WASHINGTON (Dispatches) -- The U.S. Senate voted Thursday to rein in President Donald Trump from attacking Iran, sharply rebuking his foreign policy despite a week earlier acquitting him in his impeachment trial.
Eight senators of Trump’s Republican Party, which enjoys a majority, bucked their leadership to join Democrats in a resolution that bars any military action against Iran without an explicit vote from Congress.
"The Senate just sent a clear shot across the bow -- a bipartisan majority of senators don’t want the president waging war without congressional approval,” Democratic Senate leader Chuck Schumer said after the vote.
The resolution will head to the Democratic-led House of Representatives, which passed a similar text last month.
But much like an earlier attempt by Congress to end U.S. support for Saudi Arabia’s war on Yemen, Trump is nearly certain to issue a veto, with lawmakers lacking the two-thirds majority to overturn it.
Democratic Senator Tim Kaine introduced the resolution after U.S. assassination of Iran’s top anti-terror commander General Qassem Soleimani, concerned that the United States was rushing into another Middle East war without debate.
Iran responded to the terrorist move, pounding two U.S. military bases in Iraq with a dozen precision-guided missiles which left nearly 109 American troops with serious "traumatic injuries”.
The unprecedented response rattled the U.S., realizing that Iran is not a country to be pushed over easily, even as American leaders tried to play it down.
While warning of dire consequences of an escalating conflict with Iran, Kaine said his main point was to restore the authority of Congress to declare war, as spelled out in the U.S. Constitution.
"An offensive war requires a congressional debate and vote.

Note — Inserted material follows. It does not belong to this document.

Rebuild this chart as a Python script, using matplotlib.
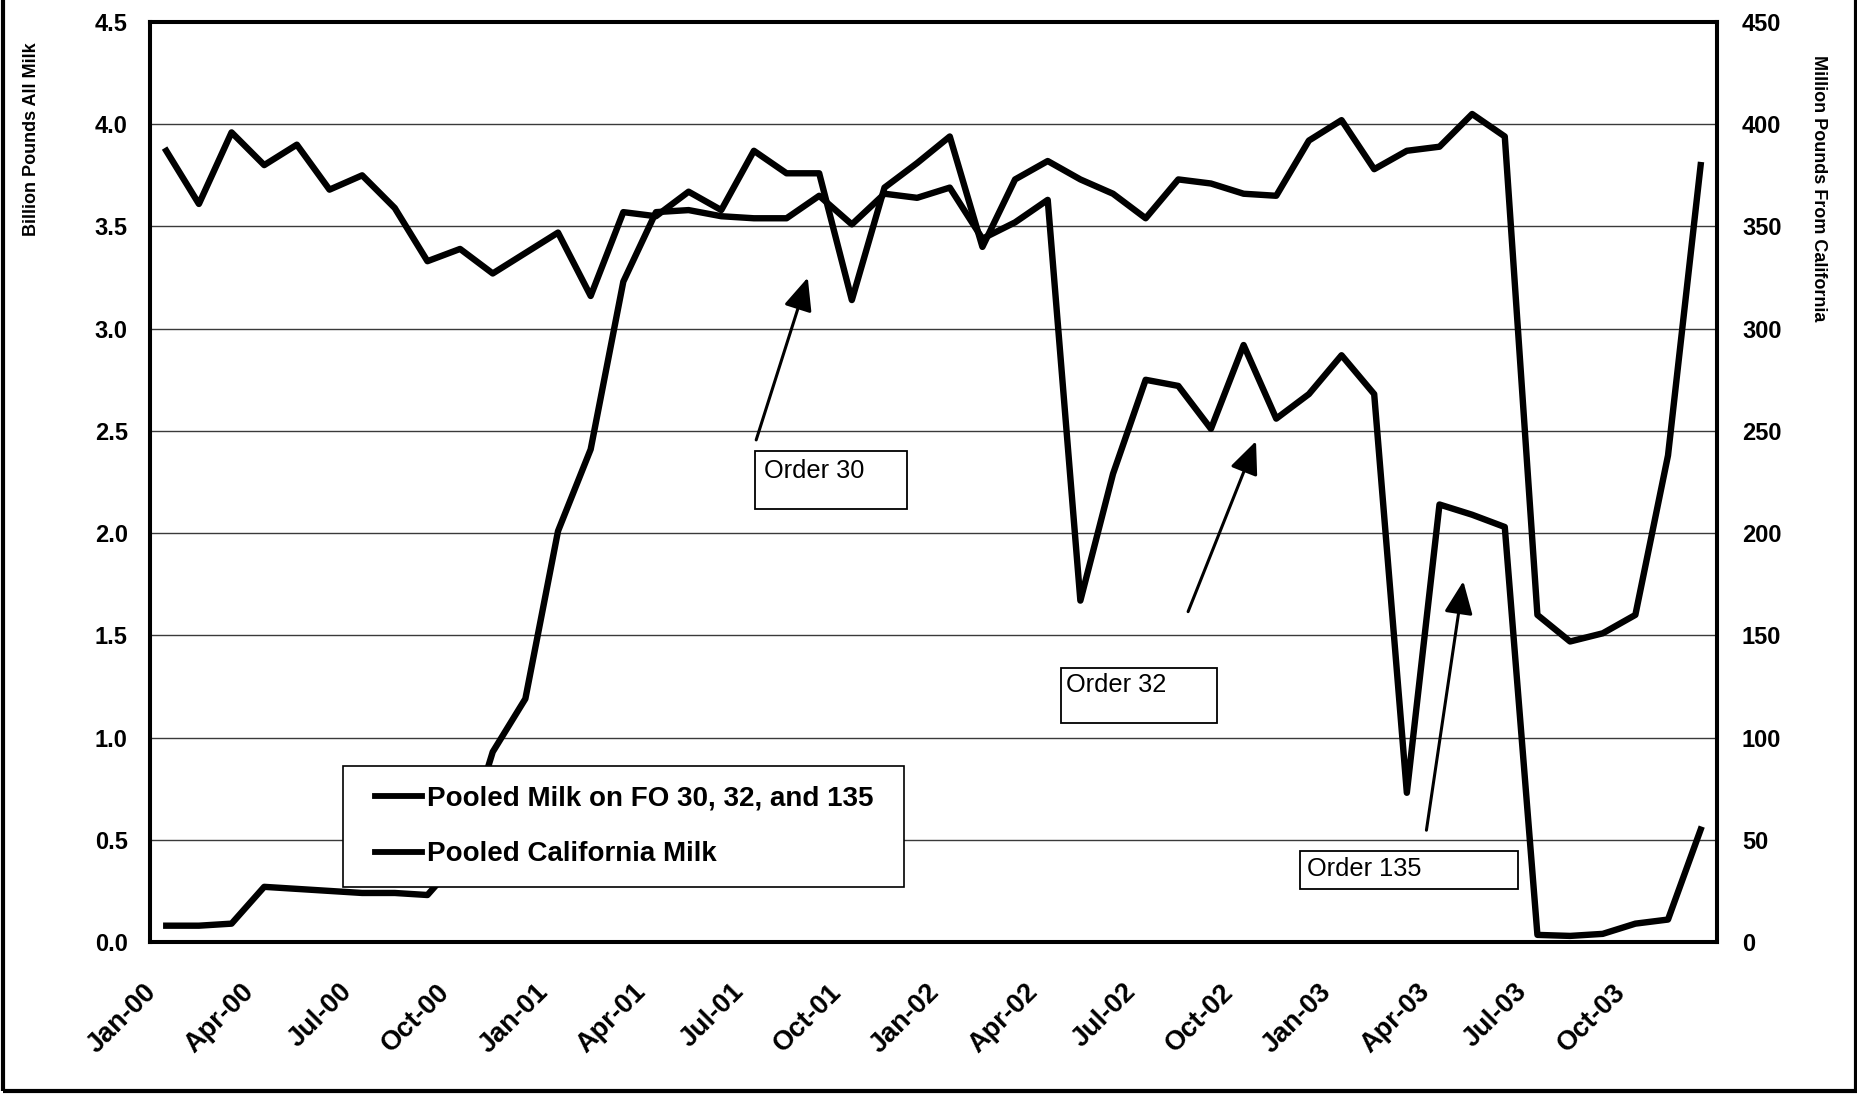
import numpy as np
import matplotlib
matplotlib.use("Agg")
import matplotlib.pyplot as plt
from matplotlib.patches import Rectangle
from matplotlib.lines import Line2D
from matplotlib.legend_handler import HandlerLine2D
from matplotlib.transforms import ScaledTranslation
from matplotlib.font_manager import FontProperties

plt.rcParams['font.family'] = ['Liberation Sans', 'DejaVu Sans']

# ---------------- data ----------------
months = ["Jan", "Feb", "Mar", "Apr", "May", "Jun", "Jul", "Aug", "Sep", "Oct", "Nov", "Dec"]
years = ["00", "01", "02", "03"]
month_labels = [f"{m}-{y}" for y in years for m in months]

# Pooled milk on FO 30, 32 and 135 (billion pounds, left axis)
pooled_fo = [3.87, 3.61, 3.96, 3.80, 3.90, 3.68, 3.75, 3.59, 3.33, 3.39, 3.27, 3.37,
             3.47, 3.16, 3.57, 3.55, 3.67, 3.58, 3.87, 3.76, 3.76, 3.14, 3.69, 3.81,
             3.94, 3.40, 3.73, 3.82, 3.73, 3.66, 3.54, 3.73, 3.71, 3.66, 3.65, 3.92,
             4.02, 3.78, 3.87, 3.89, 4.05, 3.94, 1.60, 1.47, 1.51, 1.60, 2.38, 3.80]

# Pooled California milk (million pounds, right axis)
pooled_ca = [8, 8, 9, 27, 26, 25, 24, 24, 23, 41, 93, 119,
             201, 241, 323, 357, 358, 355, 354, 354, 365, 351, 366, 364,
             369, 344, 352, 363, 167, 229, 275, 272, 251, 292, 256, 268,
             287, 268, 73, 214, 209, 203, 3.5, 3, 4, 9, 11, 55]

tick_step = 3
left_ticks = np.arange(0, 4.51, 0.5)
right_ticks = np.arange(0, 451, 50)
series_names = ["Pooled Milk on FO 30, 32, and 135", "Pooled California Milk"]
order_labels = ["Order 30", "Order 32", "Order 135"]

# ---------------- figure ----------------
fig = plt.figure(figsize=(18.58, 10.94), dpi=100)
ax = fig.add_axes([0.0807, 0.1389, 0.8434, 0.841])
ax2 = ax.twinx()

x = np.arange(len(month_labels))
l1, = ax.plot(x, pooled_fo, color='black', lw=4.6, solid_joinstyle='round', zorder=3)
l2, = ax2.plot(x, pooled_ca, color='black', lw=4.6, solid_joinstyle='round', zorder=3)

ax.set_xlim(-0.5, len(month_labels) - 0.5)
ax.set_ylim(0, 4.5)
ax2.set_ylim(0, 450)

ax.set_yticks(left_ticks)
ax.set_yticklabels([f"{v:.1f}" for v in left_ticks])
ax2.set_yticks(right_ticks)
ax2.set_yticklabels([f"{int(v)}" for v in right_ticks])
ax.set_xticks(x[::tick_step])
ax.set_xticklabels(month_labels[::tick_step])

ax.yaxis.grid(True, color='#3a3a3a', lw=1.0)
ax.set_axisbelow(True)

for a in (ax, ax2):
    for s in a.spines.values():
        s.set_linewidth(2.9)
        s.set_color('black')

ytick_font = FontProperties(family='Liberation Sans', weight='bold', size=17)
xtick_font = FontProperties(family='Liberation Sans', weight='bold', size=19.5)
ax.tick_params(axis='y', length=0, pad=16)
ax2.tick_params(axis='y', length=0, pad=18)
ax.tick_params(axis='x', length=0, pad=33)
for lab in ax.get_yticklabels():
    lab.set_fontproperties(ytick_font)
for lab in ax2.get_yticklabels():
    lab.set_fontproperties(ytick_font)
offset = ScaledTranslation(-14 / 100, 0, fig.dpi_scale_trans)
for lab in ax.get_xticklabels():
    lab.set_fontproperties(xtick_font)
    lab.set_rotation(45)
    lab.set_ha('right')
    lab.set_va('center')
    lab.set_rotation_mode('anchor')
    lab.set_transform(lab.get_transform() + offset)

label_font = FontProperties(family='Liberation Sans', weight='bold', size=13)
ax.set_ylabel("Billion Pounds All Milk", fontproperties=label_font, va='center')
ax.yaxis.set_label_coords(-0.0755, 0.873)
ax2.set_ylabel("Million Pounds From California", fontproperties=label_font,
               rotation=-90, va='center')
ax2.yaxis.set_label_coords(1.065, 0.8196)

# ---------------- annotations ----------------
note_font = FontProperties(family='Liberation Sans', size=18.3)
boxes = [(18.04, 2.117, 4.65, 0.283), (27.4, 1.07, 4.8, 0.27), (34.72, 0.26, 6.68, 0.186)]
text_pos = [(18.3, 2.305), (27.55, 1.255), (34.95, 0.359)]
arrows = [((18.07, 2.456), (19.65, 3.25)), ((31.3, 1.616), (33.38, 2.45)),
          ((38.6, 0.547), (39.73, 1.765))]
for (bx, by, bw, bh), (tx, ty), (tail, head), lab in zip(boxes, text_pos, arrows, order_labels):
    ax.add_patch(Rectangle((bx, by), bw, bh, facecolor='white', edgecolor='black',
                           lw=1.3, zorder=4))
    ax.text(tx, ty, lab, fontproperties=note_font, ha='left', va='center', zorder=5)
    ax.annotate('', xy=head, xytext=tail,
                arrowprops=dict(arrowstyle='-|>,head_length=0.8,head_width=0.35',
                                mutation_scale=25, lw=2.2, color='black',
                                shrinkA=0, shrinkB=0), zorder=5)

# ---------------- legend ----------------
leg_font = FontProperties(family='Liberation Sans', weight='bold', size=20)
leg = ax2.legend([l1, l2], series_names, loc='upper left',
                 bbox_to_anchor=(0.123, 0.064, 0.358, 0.127), mode='expand',
                 borderaxespad=0, frameon=True, fancybox=False, framealpha=1,
                 edgecolor='black', prop=leg_font, handlelength=2.63,
                 handletextpad=-0.29, borderpad=0.69, labelspacing=1.08,
                 handler_map={Line2D: HandlerLine2D(marker_pad=0.47, numpoints=2)})
leg.get_frame().set_linewidth(1.2)
leg.set_zorder(10)
for h in leg.get_lines():
    h.set_linewidth(4.2)

# ---------------- figure border ----------------
fig.add_artist(Rectangle((0.0016, 0.0027), 0.9973, 1.2, transform=fig.transFigure,
                         fill=False, edgecolor='black', lw=3))

fig.savefig('out.png', dpi=100)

This should not be a controversial proposition,” Kaine said in a speech on the Senate floor.
The resolution makes an exception if the United States is "defending itself from an imminent act.”
Democratic Senator Tammy Duckworth put concerns about Trump more bluntly.
"My 21-month-old toddler has better self-control than this president does,” she told reporters.
Tensions have soared between the
United States and Iran since 2018 when Trump withdrew from a denuclearization accord negotiated by his predecessor Barack Obama and imposed sweeping sanctions aimed at reducing Tehran’s regional clout.
The Senate defeated a motion by Senator Tom Cotton, a vociferous opponent of Iran, to gut the resolution by exempting any military action directed at "designated terrorist organizations.”
Eight Republicans -- all of whom voted to acquit Trump in his impeachment trial -- joined the Democrats.
Senator Susan Collins, a closely watched moderate Republican, said the resolution will show that "no president has the authority to commit our military to a sustained conflict.”
Among other Republicans who voted yes was Mike Lee, who said a classified session by the Trump administration after the assassination of Gen. Soleimani was uninformative and the "worst” military briefing he has ever received.